Sprint planning
Scope, plan, and run your team’s next sprint with this sprint planning template.
Turning big ideas into releasable products requires moving fast, while staying on track. Without solid sprint planning, it’s easy to fall into a scramble and fall behind schedule on shipping the features your users need.
This sprint planning template helps your scrum team get aligned, provide visibility for your stakeholders, and ultimately ship products that delight your users. Here’s how:
- Set clear goals for each sprint and prioritize your backlog in collaboration with your stakeholders, engineers, and product owners.
- Assign tasks and find all relevant task details organized in one place.
- Stay on top of your team’s capacity and progress on what’s shipped for each sprint.
What is sprint planning?
Sprint planning is the first event in the sprint cycle in the Scrum software development framework. During sprint planning, the scrum team collectively defines what their goal for the sprint is, and which product backlog items they will work on, and officially kick off the sprint.
Who is this template for?
This sprint planning template is designed for product managers, scrum masters, engineering or tech leads, and any Agile teams that are looking to level up their sprint planning and product development process.
How do I plan a sprint effectively?
You can mold your sprint planning template to work the way you do. Everything inside Height is fully customizable, with dynamic features to help you run effective retrospective meetings:
- Start with the big picture
With smart lists, you can pull individual projects from teams' lists into a single, comprehensive product roadmap. Go over your roadmap to map the vision for your product with clear deliverables and get a bird’s eye view of the progress you’ve made so far.
- Go over backlog items
Zoom into specific tasks, and even fully-detailed subtasks, to identify the user stories you want to tackle in your next sprint.
Align with your stakeholders on any new issues, impacts, and dependencies you need to add to the backlog. Input these new items with a standardized ticket template using Task forms, so you capture all the important information your team needs.
- Plan your sprint
Define the goal for your sprint collectively in your sprint planning meeting, and the corresponding tickets your team will work through.
You can add as much or as little details as you’d like to the tasks with custom attributes like: Story points
, Priority
, and more to help you narrow down on the critical items. Quickly identify what’s on your team members’ plates so you can assign tasks and due dates based on their capacity.
- Run your sprint
Visually track progress from to-do to done, see who’s working on what, and manage bottlenecks as they come up with a drag-and-drop Kanban board. You can also switch to a list, timeline, or calendar view so you can see your sprint from all angles.
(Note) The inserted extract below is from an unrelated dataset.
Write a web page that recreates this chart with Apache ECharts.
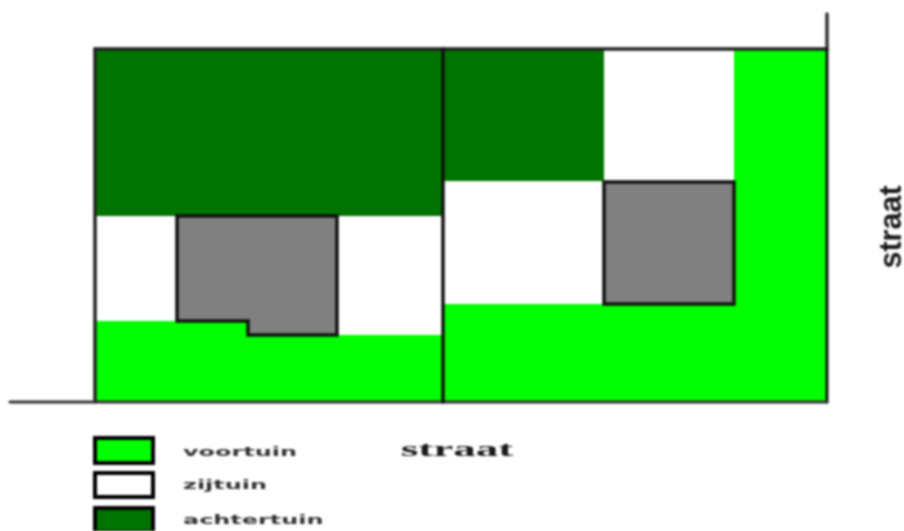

With seamless in-task real-time chat, and integrations that cross-post your comments from Slack, GitHub, GitLab, or Figma right into Height, you have a centralized record of all the context about a task so you can get up to speed in no time.
What are the five stages of an Agile sprint cycle?
A sprint cycle is a set timeframe, usually two to four weeks, when an Agile team delivers a specific amount of work by going through these five steps:
- Product backlog refinement:
Go through the items on the backlog, make sure they’re all relevant and detailed, and sort them by priority.
- Sprint planning:
Plan the sprint, define its goal, and assign who needs to work on which tasks -- then kick off.
- Daily standup:
Sync with the scrum team for a 10-15 minutes standup everyday to go over the tasks they’ve finished, what they’re working on next, and any blockers.
- Sprint review:
Review what the team has delivered and if the sprint goal was met.
- Sprint retrospective:
Look back at your process during the last sprint to adjust and improve the next one.